Configurable is designed to simplify class initialization and config generation. One feature to allow interdependents bertween parameters is the finalize_dogmatic_config classmethod. Here parameters from submodules can be changed dependent on the previous layer. For example one can define the input size as the output size of the previous layer:

import padertorch as pt
import torch.nn as nn
import torch.nn.functional as F

class Net(pt.Module):
    @classmethod
    def finalize_dogmatic_config(cls, config):
       config['fc1'] = {
            'factory': nn.Linear,
            'in_features':120,
            'out_features': 84
        }
       config['fc2'] = {
            'factory': nn.Linear,
            'in_features':config['fc1']['out_features'],
            'out_features': 10
       }

    def __init__(self, fc1, fc2):
        super().__init__()
        self.fc1 = fc1
        self.fc2 = fc2

    def forward(self, x):
        x = F.relu(self.fc1(x))
        x = self.fc2(x)
        return x

net = Net.from_config(Net.get_config({}))

This allows us to initialize net without specificying any parameters, if the default parameters are chosen. The resulting network looks like this:

Net(
  (fc1): Linear(in_features=120, out_features=84, bias=True)
  (fc2): Linear(in_features=84, out_features=84, bias=True)
)

Additionally, we can easily change the layer size of the first layer and the second layer will be adjusted accordingly:

net = Net.from_config(Net.get_config({'fc1': {'out_features': 320}}))

which results in the following network:

Net(
  (fc1): Linear(in_features=120, out_features=320, bias=True)
  (fc2): Linear(in_features=320, out_features=84, bias=True)
)

Some modules need functions or non-initialized classes as an input. Therefore, one can use the partial key instead of the factory key. All defined kwargs will overwrite the defaults without calling the function or initializing the class using partial. One example is SpeechBrain which requires the activity to be not initialized at the class input.

import padertorch as pt
import torch.nn as nn

class Net(pt.Module):
    @classmethod
    def finalize_dogmatic_config(cls, config):
       config['fc1'] = {
            'factory': nn.Linear,
            'in_features':120,
            'out_features': 84
        }
       config['fc2'] = {
            'factory': nn.Linear,
            'in_features':config['fc1']['out_features'],
            'out_features': 10
       }
       config['activation'] = {
            'partial': nn.ReLU
       }

    def __init__(self, fc1, fc2, activation):
        super().__init__()
        self.fc1 = fc1
        self.fc2 = fc2
        self.activation=activation()

    def forward(self, x):
        x = self.activation(self.fc1(x))
        x = self.fc2(x)
        return x

net = Net.from_config(Net.get_config({}))

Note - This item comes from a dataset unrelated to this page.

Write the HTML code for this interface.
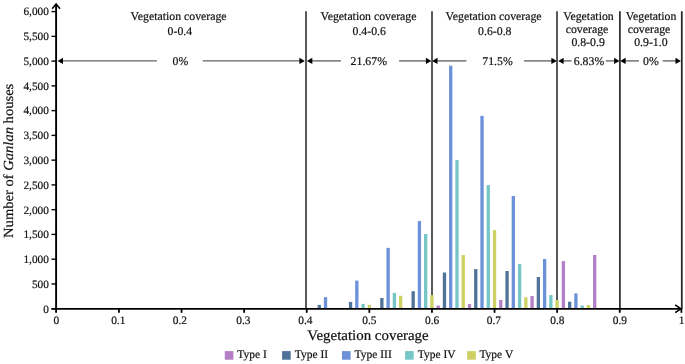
<!DOCTYPE html><html><head><meta charset="utf-8"><title>chart</title><style>
html,body{margin:0;padding:0;background:#fff;overflow:hidden;}
svg{display:block;will-change:transform;}
text{font-family:"Liberation Serif",serif;fill:#111;text-rendering:geometricPrecision;stroke:#111;stroke-width:0.2px;}
</style></head><body>
<svg width="685" height="364" viewBox="0 0 685 364">
<line x1="306.0" y1="11.3" x2="306.0" y2="308.7" stroke="#484848" stroke-width="1.8"/>
<line x1="432.0" y1="11.3" x2="432.0" y2="308.7" stroke="#484848" stroke-width="1.8"/>
<line x1="557.0" y1="11.3" x2="557.0" y2="308.7" stroke="#484848" stroke-width="1.8"/>
<line x1="619.9" y1="11.3" x2="619.9" y2="308.7" stroke="#333" stroke-width="1.8"/>
<line x1="681.8" y1="11.3" x2="681.8" y2="308.7" stroke="#2a2a2a" stroke-width="1.8"/>
<line x1="61.20" y1="60.9" x2="156.9" y2="60.9" stroke="#636363" stroke-width="1.35"/>
<line x1="202.8" y1="60.9" x2="301.30" y2="60.9" stroke="#636363" stroke-width="1.35"/>
<path d="M57.60,60.9 L63.00,57.80 L63.00,64.00 Z" fill="#000"/>
<path d="M304.80,60.9 L299.40,57.80 L299.40,64.00 Z" fill="#000"/>
<text x="180.4" y="64.9" font-size="11.8" text-anchor="middle">0%</text>
<line x1="310.50" y1="60.9" x2="340.9" y2="60.9" stroke="#636363" stroke-width="1.35"/>
<line x1="399.1" y1="60.9" x2="427.80" y2="60.9" stroke="#636363" stroke-width="1.35"/>
<path d="M306.90,60.9 L312.30,57.80 L312.30,64.00 Z" fill="#000"/>
<path d="M431.30,60.9 L425.90,57.80 L425.90,64.00 Z" fill="#000"/>
<text x="368.8" y="64.9" font-size="11.8" text-anchor="middle">21.67%</text>
<line x1="435.70" y1="60.9" x2="466.4" y2="60.9" stroke="#636363" stroke-width="1.35"/>
<line x1="524.1" y1="60.9" x2="553.30" y2="60.9" stroke="#636363" stroke-width="1.35"/>
<path d="M432.10,60.9 L437.50,57.80 L437.50,64.00 Z" fill="#000"/>
<path d="M556.80,60.9 L551.40,57.80 L551.40,64.00 Z" fill="#000"/>
<text x="497.5" y="64.9" font-size="11.8" text-anchor="middle">71.5%</text>
<line x1="561.80" y1="60.9" x2="571.6" y2="60.9" stroke="#636363" stroke-width="1.35"/>
<line x1="605.8" y1="60.9" x2="616.00" y2="60.9" stroke="#636363" stroke-width="1.35"/>
<path d="M558.20,60.9 L563.60,57.80 L563.60,64.00 Z" fill="#000"/>
<path d="M619.50,60.9 L614.10,57.80 L614.10,64.00 Z" fill="#000"/>
<text x="589.0" y="64.9" font-size="11.8" text-anchor="middle">6.83%</text>
<line x1="623.80" y1="60.9" x2="639.0" y2="60.9" stroke="#636363" stroke-width="1.35"/>
<line x1="662.7" y1="60.9" x2="677.40" y2="60.9" stroke="#636363" stroke-width="1.35"/>
<path d="M620.20,60.9 L625.60,57.80 L625.60,64.00 Z" fill="#000"/>
<path d="M680.90,60.9 L675.50,57.80 L675.50,64.00 Z" fill="#000"/>
<text x="650.9" y="64.9" font-size="11.8" text-anchor="middle">0%</text>
<rect x="317.61" y="304.9" width="3.3" height="3.80" fill="#4f7399"/>
<rect x="323.87" y="297.2" width="3.3" height="11.50" fill="#6b91d9"/>
<rect x="348.91" y="301.9" width="3.3" height="6.80" fill="#4f7399"/>
<rect x="355.17" y="280.6" width="3.3" height="28.10" fill="#6b91d9"/>
<rect x="361.43" y="303.9" width="3.3" height="4.80" fill="#74c7c6"/>
<rect x="367.69" y="304.9" width="3.3" height="3.80" fill="#cdd062"/>
<rect x="380.21" y="298.0" width="3.3" height="10.70" fill="#4f7399"/>
<rect x="386.47" y="247.9" width="3.3" height="60.80" fill="#6b91d9"/>
<rect x="392.73" y="292.9" width="3.3" height="15.80" fill="#74c7c6"/>
<rect x="398.99" y="295.8" width="3.3" height="12.90" fill="#cdd062"/>
<rect x="411.51" y="291.2" width="3.3" height="17.50" fill="#4f7399"/>
<rect x="417.77" y="221.1" width="3.3" height="87.60" fill="#6b91d9"/>
<rect x="424.03" y="234.0" width="3.3" height="74.70" fill="#74c7c6"/>
<rect x="430.29" y="295.1" width="3.3" height="13.60" fill="#cdd062"/>
<rect x="436.55" y="305.5" width="3.3" height="3.20" fill="#b37fc6"/>
<rect x="442.81" y="272.5" width="3.3" height="36.20" fill="#4f7399"/>
<rect x="449.07" y="65.7" width="3.3" height="243.00" fill="#6b91d9"/>
<rect x="455.33" y="160.1" width="3.3" height="148.60" fill="#74c7c6"/>
<rect x="461.59" y="255.1" width="3.3" height="53.60" fill="#cdd062"/>
<rect x="467.85" y="304.1" width="3.3" height="4.60" fill="#b37fc6"/>
<rect x="474.11" y="269.1" width="3.3" height="39.60" fill="#4f7399"/>
<rect x="480.37" y="115.9" width="3.3" height="192.80" fill="#6b91d9"/>
<rect x="486.63" y="185.1" width="3.3" height="123.60" fill="#74c7c6"/>
<rect x="492.89" y="230.1" width="3.3" height="78.60" fill="#cdd062"/>
<rect x="499.15" y="300.0" width="3.3" height="8.70" fill="#b37fc6"/>
<rect x="505.41" y="271.0" width="3.3" height="37.70" fill="#4f7399"/>
<rect x="511.67" y="196.0" width="3.3" height="112.70" fill="#6b91d9"/>
<rect x="517.93" y="264.1" width="3.3" height="44.60" fill="#74c7c6"/>
<rect x="524.19" y="297.3" width="3.3" height="11.40" fill="#cdd062"/>
<rect x="530.44" y="296.0" width="3.3" height="12.70" fill="#b37fc6"/>
<rect x="536.70" y="277.0" width="3.3" height="31.70" fill="#4f7399"/>
<rect x="542.96" y="259.0" width="3.3" height="49.70" fill="#6b91d9"/>
<rect x="549.22" y="295.1" width="3.3" height="13.60" fill="#74c7c6"/>
<rect x="555.48" y="300.0" width="3.3" height="8.70" fill="#cdd062"/>
<rect x="561.74" y="261.1" width="3.3" height="47.60" fill="#b37fc6"/>
<rect x="568.00" y="301.7" width="3.3" height="7.00" fill="#4f7399"/>
<rect x="574.26" y="293.4" width="3.3" height="15.30" fill="#6b91d9"/>
<rect x="580.52" y="305.5" width="3.3" height="3.20" fill="#74c7c6"/>
<rect x="586.78" y="305.0" width="3.3" height="3.70" fill="#cdd062"/>
<rect x="593.04" y="255.0" width="3.3" height="53.70" fill="#b37fc6"/>
<line x1="56.1" y1="4.2" x2="56.1" y2="312.8" stroke="#000" stroke-width="1.9"/>
<path d="M52.2,8.8 L56.1,4.0 L60.0,8.8" fill="none" stroke="#000" stroke-width="1.5"/>
<line x1="51.5" y1="308.8" x2="680.8" y2="308.8" stroke="#000" stroke-width="1.8"/>
<path d="M675.2,304.9 L680.8,308.8 L675.2,312.7" fill="none" stroke="#000" stroke-width="1.6"/>
<line x1="51.5" y1="308.70" x2="56" y2="308.70" stroke="#000" stroke-width="1.4"/>
<text x="48.9" y="312.55" font-size="11.3" text-anchor="end">0</text>
<line x1="51.5" y1="283.94" x2="56" y2="283.94" stroke="#000" stroke-width="1.4"/>
<text x="48.9" y="287.79" font-size="11.3" text-anchor="end">500</text>
<line x1="51.5" y1="259.18" x2="56" y2="259.18" stroke="#000" stroke-width="1.4"/>
<text x="48.9" y="263.03" font-size="11.3" text-anchor="end">1,000</text>
<line x1="51.5" y1="234.42" x2="56" y2="234.42" stroke="#000" stroke-width="1.4"/>
<text x="48.9" y="238.27" font-size="11.3" text-anchor="end">1,500</text>
<line x1="51.5" y1="209.67" x2="56" y2="209.67" stroke="#000" stroke-width="1.4"/>
<text x="48.9" y="213.52" font-size="11.3" text-anchor="end">2,000</text>
<line x1="51.5" y1="184.91" x2="56" y2="184.91" stroke="#000" stroke-width="1.4"/>
<text x="48.9" y="188.76" font-size="11.3" text-anchor="end">2,500</text>
<line x1="51.5" y1="160.15" x2="56" y2="160.15" stroke="#000" stroke-width="1.4"/>
<text x="48.9" y="164.00" font-size="11.3" text-anchor="end">3,000</text>
<line x1="51.5" y1="135.39" x2="56" y2="135.39" stroke="#000" stroke-width="1.4"/>
<text x="48.9" y="139.24" font-size="11.3" text-anchor="end">3,500</text>
<line x1="51.5" y1="110.63" x2="56" y2="110.63" stroke="#000" stroke-width="1.4"/>
<text x="48.9" y="114.48" font-size="11.3" text-anchor="end">4,000</text>
<line x1="51.5" y1="85.87" x2="56" y2="85.87" stroke="#000" stroke-width="1.4"/>
<text x="48.9" y="89.72" font-size="11.3" text-anchor="end">4,500</text>
<line x1="51.5" y1="61.12" x2="56" y2="61.12" stroke="#000" stroke-width="1.4"/>
<text x="48.9" y="64.97" font-size="11.3" text-anchor="end">5,000</text>
<line x1="51.5" y1="36.36" x2="56" y2="36.36" stroke="#000" stroke-width="1.4"/>
<text x="48.9" y="40.21" font-size="11.3" text-anchor="end">5,500</text>
<line x1="51.5" y1="11.60" x2="56" y2="11.60" stroke="#000" stroke-width="1.4"/>
<text x="48.9" y="15.45" font-size="11.3" text-anchor="end">6,000</text>
<text x="56.45" y="323.5" font-size="11.4" text-anchor="middle">0</text>
<line x1="118.95" y1="308" x2="118.95" y2="312.8" stroke="#000" stroke-width="1.8"/>
<text x="118.25" y="323.5" font-size="11.4" text-anchor="middle">0.1</text>
<line x1="181.55" y1="308" x2="181.55" y2="312.8" stroke="#000" stroke-width="1.8"/>
<text x="179.95" y="323.5" font-size="11.4" text-anchor="middle">0.2</text>
<line x1="244.14" y1="308" x2="244.14" y2="312.8" stroke="#000" stroke-width="1.8"/>
<text x="243.44" y="323.5" font-size="11.4" text-anchor="middle">0.3</text>
<line x1="306.74" y1="308" x2="306.74" y2="312.8" stroke="#000" stroke-width="1.8"/>
<text x="305.44" y="323.5" font-size="11.4" text-anchor="middle">0.4</text>
<line x1="369.34" y1="308" x2="369.34" y2="312.8" stroke="#000" stroke-width="1.8"/>
<text x="369.44" y="323.5" font-size="11.4" text-anchor="middle">0.5</text>
<line x1="431.94" y1="308" x2="431.94" y2="312.8" stroke="#000" stroke-width="1.8"/>
<text x="432.14" y="323.5" font-size="11.4" text-anchor="middle">0.6</text>
<line x1="494.54" y1="308" x2="494.54" y2="312.8" stroke="#000" stroke-width="1.8"/>
<text x="493.94" y="323.5" font-size="11.4" text-anchor="middle">0.7</text>
<line x1="557.13" y1="308" x2="557.13" y2="312.8" stroke="#000" stroke-width="1.8"/>
<text x="557.33" y="323.5" font-size="11.4" text-anchor="middle">0.8</text>
<line x1="619.73" y1="308" x2="619.73" y2="312.8" stroke="#000" stroke-width="1.8"/>
<text x="619.83" y="323.5" font-size="11.4" text-anchor="middle">0.9</text>
<line x1="681.40" y1="308" x2="681.40" y2="312.8" stroke="#000" stroke-width="1.8"/>
<text x="681.50" y="323.5" font-size="11.4" text-anchor="middle">1</text>
<text x="178.6" y="19.8" font-size="11.8" text-anchor="middle">Vegetation coverage</text>
<text x="179.9" y="34.5" font-size="11.8" text-anchor="middle">0-0.4</text>
<text x="368.5" y="19.8" font-size="11.8" text-anchor="middle">Vegetation coverage</text>
<text x="369.2" y="34.6" font-size="11.8" text-anchor="middle">0.4-0.6</text>
<text x="493.6" y="19.8" font-size="11.8" text-anchor="middle">Vegetation coverage</text>
<text x="494.8" y="34.6" font-size="11.8" text-anchor="middle">0.6-0.8</text>
<text x="588.5" y="19.9" font-size="11.8" text-anchor="middle">Vegetation</text>
<text x="587.0" y="32.8" font-size="11.8" text-anchor="middle">coverage</text>
<text x="588.1" y="45.7" font-size="11.8" text-anchor="middle">0.8-0.9</text>
<text x="651.1" y="19.9" font-size="11.8" text-anchor="middle">Vegetation</text>
<text x="649.0" y="32.8" font-size="11.8" text-anchor="middle">coverage</text>
<text x="650.9" y="45.7" font-size="11.8" text-anchor="middle">0.9-1.0</text>
<text x="307.3" y="340.1" font-size="14.6" textLength="121.4" lengthAdjust="spacingAndGlyphs">Vegetation coverage</text>
<text transform="translate(12.5,237.9) rotate(-90)" font-size="13.9" textLength="154.2" lengthAdjust="spacingAndGlyphs">Number of <tspan font-style="italic">Ganlan</tspan> houses</text>
<rect x="224.8" y="351.1" width="8.6" height="8.6" fill="#b37fc6"/>
<text x="237.3" y="358.2" font-size="11.5">Type I</text>
<rect x="282.1" y="351.1" width="8.6" height="8.6" fill="#4f7399"/>
<text x="294.8" y="358.2" font-size="11.5">Type II</text>
<rect x="342.0" y="351.1" width="8.6" height="8.6" fill="#6b91d9"/>
<text x="354.6" y="358.2" font-size="11.5">Type III</text>
<rect x="405.1" y="351.1" width="8.6" height="8.6" fill="#74c7c6"/>
<text x="417.7" y="358.2" font-size="11.5">Type IV</text>
<rect x="467.2" y="351.1" width="8.6" height="8.6" fill="#cdd062"/>
<text x="479.4" y="358.2" font-size="11.5">Type V</text>
</svg></body></html>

To overwrite the activation, we can just define the new activation in the update for the config.

net = Net.from_config(Net.get_config({'activation': {'partial': torch.nn.LeakyReLU}}))

which results in the following network:

Net(
  (fc1): Linear(in_features=120, out_features=84, bias=True)
  (fc2): Linear(in_features=84, out_features=10, bias=True)
  (activation): LeakyReLU(negative_slope=0.01)
)

For more example on how to use finalize_dogmatic_config please refer to the class doctest, our toy example or our example models.

Configurable is designed to work with sacred to simplify the config generation and allow for changes in the configuration from the training script call. For more information on how to work with sacred visit our sacred documentation here.

Furthermore, Configurable allows for easily reproducable evaluations by initializing the model from a model directory without knowledge about the specific model architecture: model = pt.Module.from_config_and_checkpoint(). For further code examples please refer to our example evaluation scripts.